Every day that I stayed, I realized how weak I actually was. How my ability to do taxes, travel to foreign cities on a whim, and talk confidently with strangers meant nothing when I wasn’t able to distance myself from a poison I would never build up an immunity to.
And despite the moment where you told me through tears that you would marry me one day, no matter what, and the dramatic exit I took on Hough Avenue where my little Toyota drove me away somewhere safe… That moment was not sad at all. Not. At. All.
At least not when I compare it to my first night alone in Los Angeles when I slept on the ground in the front room only feet away from the front door. I had laid there wide awake, listening. I would hear footsteps and think they were you. Any of them could have been you. Coming for me. Finding me. Admitting we got lost. Admitting you were scared shitless and that you never wanted me to leave again. I listened for those footsteps. But one by one, person by person, they passed the front door and found their own little doors that, I imagined, led to the rescue of their own fairytale love. Every sound gave me hope, and every time the sound of a human faded, I thought I was that much closer to dying. It was painful, but now I realize sometimes the deeper wounds can be painless when received but excruciating when healing.
No steps ever stopped at that front door. You never came. I never slept, never dreamt, though reuniting with you on the porch outside played over and over in such a haze in my head that I didn’t feel deprived of any fantastical reverie for the night.

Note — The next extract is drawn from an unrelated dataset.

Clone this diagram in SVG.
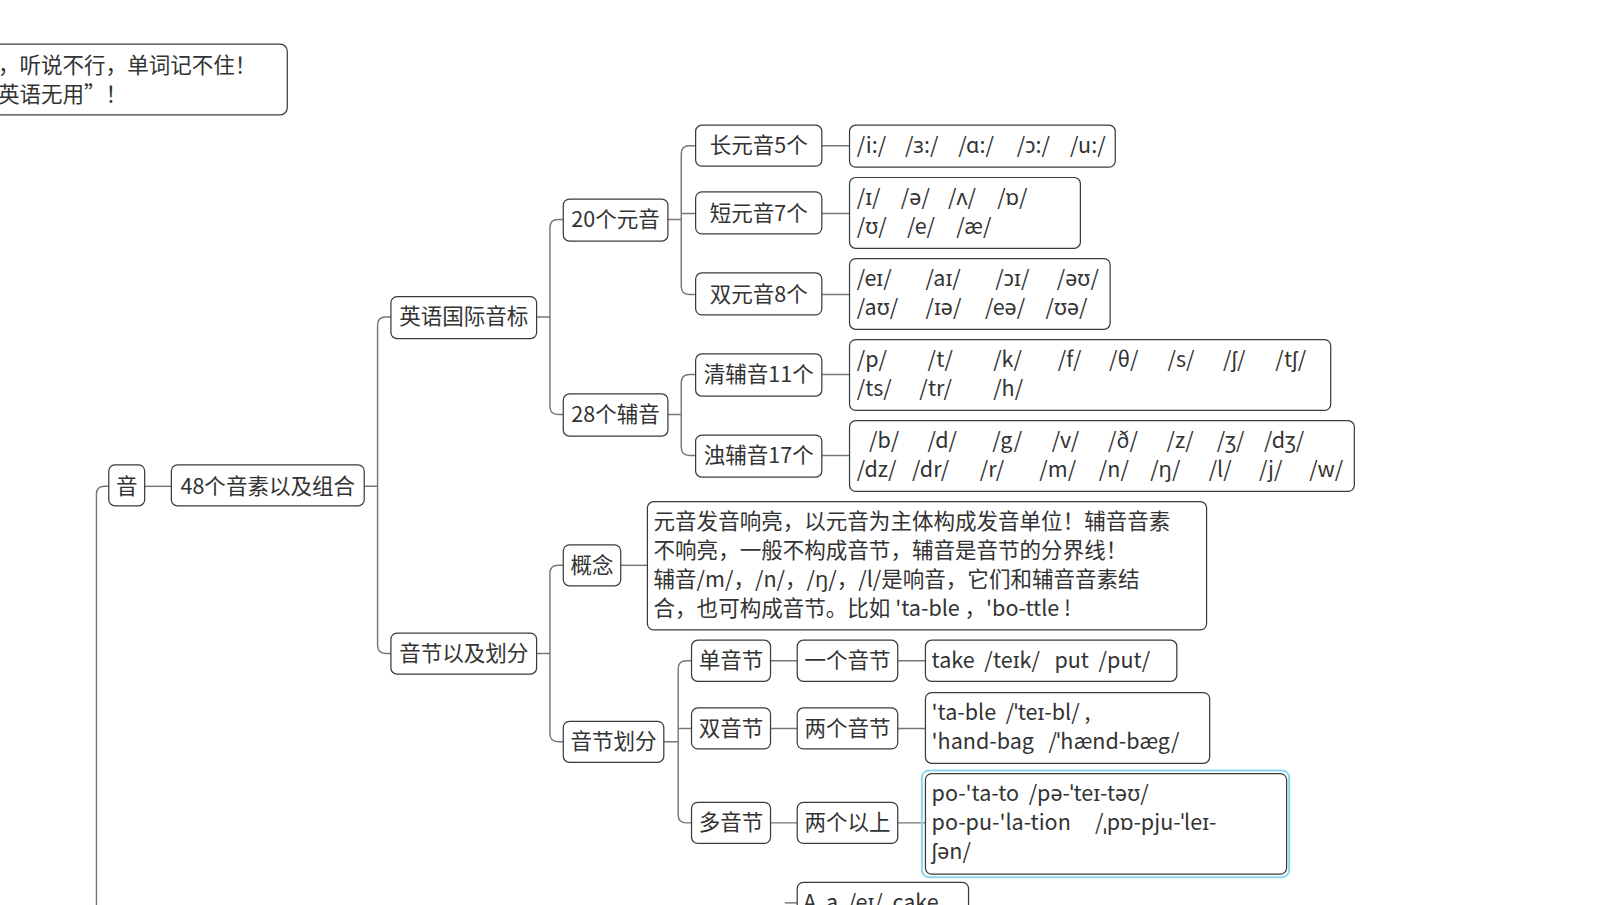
<svg xmlns="http://www.w3.org/2000/svg" width="1609" height="905" viewBox="0 0 1609 905">
<style>
.b{fill:#fff;stroke:#3a3a3a;stroke-width:1.2}
.t{font-family:"Noto Sans CJK SC","Noto Sans",sans-serif;font-size:21px;fill:#333}
.c{text-anchor:middle}
.l{fill:none;stroke:#777;stroke-width:1.4}
</style>
<rect width="1609" height="905" fill="#fff"/>
<g transform="scale(1.026)">
<g id="connectors">
<path class="l" d="M106,474H102Q94,474 94,482V890"/>
<path class="l" d="M141,474H167"/>
<path class="l" d="M355,474H368M381,309H376Q368,309 368,317V629Q368,637 376,637H381"/>
<path class="l" d="M523,309H536M549,214H544Q536,214 536,222V396Q536,404 544,404H549"/>
<path class="l" d="M651,214H664M678,142H672Q664,142 664,150V279Q664,287 672,287H678M664,208H678"/>
<path class="l" d="M651,404H664M678,365H672Q664,365 664,373V436Q664,444 672,444H678"/>
<path class="l" d="M801,142H828M801,208H828M801,287H828M801,365H828M801,444H828"/>
<path class="l" d="M523,637H536M549,551H544Q536,551 536,559V715Q536,723 544,723H549"/>
<path class="l" d="M605,551H631"/>
<path class="l" d="M647,723H661M674,644H669Q661,644 661,652V794Q661,802 669,802H674M661,710H674"/>
<path class="l" d="M751,644H777M875,644H902M751,710H777M875,710H902M751,802H777M875,802H902"/>
<path class="l" d="M765,880H777"/>
</g>
<g id="top"><rect class="b" x="-10" y="43" width="290" height="69" rx="7"/>
<text class="t" x="-2" y="71">，听说不行，单词记不住！</text><text class="t" x="-2" y="99">英语无用”！</text></g>
<g id="yin"><rect class="b" x="106" y="453" width="35" height="40" rx="6"/><text class="t c" x="123.5" y="481">音</text></g>
<g id="n48"><rect class="b" x="167" y="453" width="188" height="40" rx="6"/><text class="t c" x="261" y="481">48个音素以及组合</text></g>
<g id="ipa"><rect class="b" x="381" y="289" width="142" height="41" rx="6"/><text class="t c" x="452" y="316">英语国际音标</text></g>
<g id="syl"><rect class="b" x="381" y="617" width="142" height="40" rx="6"/><text class="t c" x="452" y="644">音节以及划分</text></g>
<g id="v20"><rect class="b" x="549" y="194" width="102" height="41" rx="6"/><text class="t c" x="600" y="221">20个元音</text></g>
<g id="c28"><rect class="b" x="549" y="384" width="102" height="41" rx="6"/><text class="t c" x="600" y="411">28个辅音</text></g>
<g id="long"><rect class="b" x="678" y="122" width="123" height="40" rx="6"/><text class="t c" x="739.5" y="149">长元音5个</text></g>
<g id="short"><rect class="b" x="678" y="187" width="123" height="41" rx="6"/><text class="t c" x="739.5" y="215">短元音7个</text></g>
<g id="diph"><rect class="b" x="678" y="266" width="123" height="41" rx="6"/><text class="t c" x="739.5" y="294">双元音8个</text></g>
<g id="vl"><rect class="b" x="678" y="345" width="123" height="41" rx="6"/><text class="t c" x="739.5" y="372">清辅音11个</text></g>
<g id="vd"><rect class="b" x="678" y="424" width="123" height="41" rx="6"/><text class="t c" x="739.5" y="451">浊辅音17个</text></g>
<g id="longv"><rect class="b" x="828" y="122" width="259" height="41" rx="6"/>
<text class="t" y="149"><tspan x="835">/i:/</tspan><tspan x="882">/ɜ:/</tspan><tspan x="934">/ɑ:/</tspan><tspan x="991">/ɔ:/</tspan><tspan x="1043">/u:/</tspan></text></g>
<g id="shortv"><rect class="b" x="828" y="173" width="225" height="69" rx="6"/>
<text class="t" y="200"><tspan x="835">/ɪ/</tspan><tspan x="878">/ə/</tspan><tspan x="924">/ʌ/</tspan><tspan x="972">/ɒ/</tspan></text>
<text class="t" y="228"><tspan x="835">/ʊ/</tspan><tspan x="884">/e/</tspan><tspan x="932">/æ/</tspan></text></g>
<g id="diphv"><rect class="b" x="828" y="252" width="254" height="69" rx="6"/>
<text class="t" y="279"><tspan x="835">/eɪ/</tspan><tspan x="902">/aɪ/</tspan><tspan x="970">/ɔɪ/</tspan><tspan x="1030">/əʊ/</tspan></text>
<text class="t" y="307"><tspan x="835">/aʊ/</tspan><tspan x="902">/ɪə/</tspan><tspan x="960">/eə/</tspan><tspan x="1019">/ʊə/</tspan></text></g>
<g id="vlv"><rect class="b" x="828" y="331" width="469" height="69" rx="6"/>
<text class="t" y="358"><tspan x="835">/p/</tspan><tspan x="904">/t/</tspan><tspan x="968">/k/</tspan><tspan x="1031">/f/</tspan><tspan x="1081">/θ/</tspan><tspan x="1138">/s/</tspan><tspan x="1192">/ʃ/</tspan><tspan x="1243">/tʃ/</tspan></text>
<text class="t" y="386"><tspan x="835">/ts/</tspan><tspan x="896">/tr/</tspan><tspan x="968">/h/</tspan></text></g>
<g id="vdv"><rect class="b" x="828" y="410" width="492" height="69" rx="6"/>
<text class="t" y="437"><tspan x="847">/b/</tspan><tspan x="904">/d/</tspan><tspan x="967">/g/</tspan><tspan x="1025">/v/</tspan><tspan x="1080">/ð/</tspan><tspan x="1137">/z/</tspan><tspan x="1186">/ʒ/</tspan><tspan x="1232">/dʒ/</tspan></text>
<text class="t" y="465"><tspan x="835">/dz/</tspan><tspan x="889">/dr/</tspan><tspan x="955">/r/</tspan><tspan x="1013">/m/</tspan><tspan x="1071">/n/</tspan><tspan x="1121">/ŋ/</tspan><tspan x="1178">/l/</tspan><tspan x="1227">/j/</tspan><tspan x="1276">/w/</tspan></text></g>
<g id="concept"><rect class="b" x="549" y="531" width="56" height="40" rx="6"/><text class="t c" x="577" y="558">概念</text></g>
<g id="conceptv"><rect class="b" x="631" y="489" width="545" height="125" rx="6"/>
<text class="t" x="637" y="516">元音发音响亮，以元音为主体构成发音单位！辅音音素</text>
<text class="t" x="637" y="544">不响亮，一般不构成音节，辅音是音节的分界线！</text>
<text class="t" x="637" y="572">辅音/m/，/n/，/ŋ/，/l/是响音，它们和辅音音素结</text>
<text class="t" x="637" y="600" xml:space="preserve">合，也可构成音节。比如 'ta-ble ，'bo-ttle !</text></g>
<g id="div"><rect class="b" x="549" y="703" width="98" height="40" rx="6"/><text class="t c" x="598" y="730">音节划分</text></g>
<g id="mono"><rect class="b" x="674" y="624" width="77" height="40" rx="6"/><text class="t c" x="712.5" y="651">单音节</text></g>
<g id="one"><rect class="b" x="777" y="624" width="98" height="40" rx="6"/><text class="t c" x="826" y="651">一个音节</text></g>
<g id="monov"><rect class="b" x="902" y="624" width="245" height="40" rx="6"/><text class="t" x="908" y="651" xml:space="preserve">take  /teɪk/   put  /put/</text></g>
<g id="di"><rect class="b" x="674" y="690" width="77" height="40" rx="6"/><text class="t c" x="712.5" y="717">双音节</text></g>
<g id="two"><rect class="b" x="777" y="690" width="98" height="40" rx="6"/><text class="t c" x="826" y="717">两个音节</text></g>
<g id="div2"><rect class="b" x="902" y="675" width="277" height="69" rx="6"/>
<text class="t" x="908" y="702" xml:space="preserve">'ta-ble  /ˈteɪ-bl/ ,</text>
<text class="t" x="908" y="730" xml:space="preserve">'hand-bag   /ˈhænd-bæg/</text></g>
<g id="poly"><rect class="b" x="674" y="782" width="77" height="40" rx="6"/><text class="t c" x="712.5" y="809">多音节</text></g>
<g id="more"><rect class="b" x="777" y="782" width="98" height="40" rx="6"/><text class="t c" x="826" y="809">两个以上</text></g>
<g id="polyv"><rect x="898.5" y="751" width="358" height="104" rx="7" fill="none" stroke="#8fd6ee" stroke-width="2"/>
<rect class="b" x="902" y="754" width="352" height="98" rx="6"/>
<text class="t" x="908" y="781" xml:space="preserve">po-'ta-to  /pə-ˈteɪ-təʊ/</text>
<text class="t" x="908" y="809" xml:space="preserve">po-pu-'la-tion     /ˌpɒ-pju-ˈleɪ-</text>
<text class="t" x="908" y="837">ʃən/</text></g>
<g id="aa"><rect class="b" x="777" y="860" width="167" height="40" rx="6"/><text class="t" x="783" y="887" xml:space="preserve">A  a  /eɪ/  cake</text></g>
</g>
</svg>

When I woke up… I woke up.
And the rest of the days… These days...I live, I love, I shut the book when the fairytale runs out, and I find it again on new pages. I don’t hold on to dead stories. Sometimes, when I lay down for the night, I listen for those footsteps. I wonder why they never came. Mostly though, I think I just wanted to hear the broken porcelain that I had imagined would come at the end. The plates you never threw when I told you I couldn’t love you. I would be hated to be loved. I would leave to be found. I would read a million books on feeling lonely, on darkness, on black and white if it led to one fairytale ending.
I was waiting for footsteps. Listening for the soft apologetic pattering of men’s shoes. Holding my breath so I might not miss the softest knock on the door…Now I realize, I shouldn’t have had to listen for it so carefully. The person that will come back to find me will pound on the door with their fists. . . If he ever did let me get that far away from him in the first place.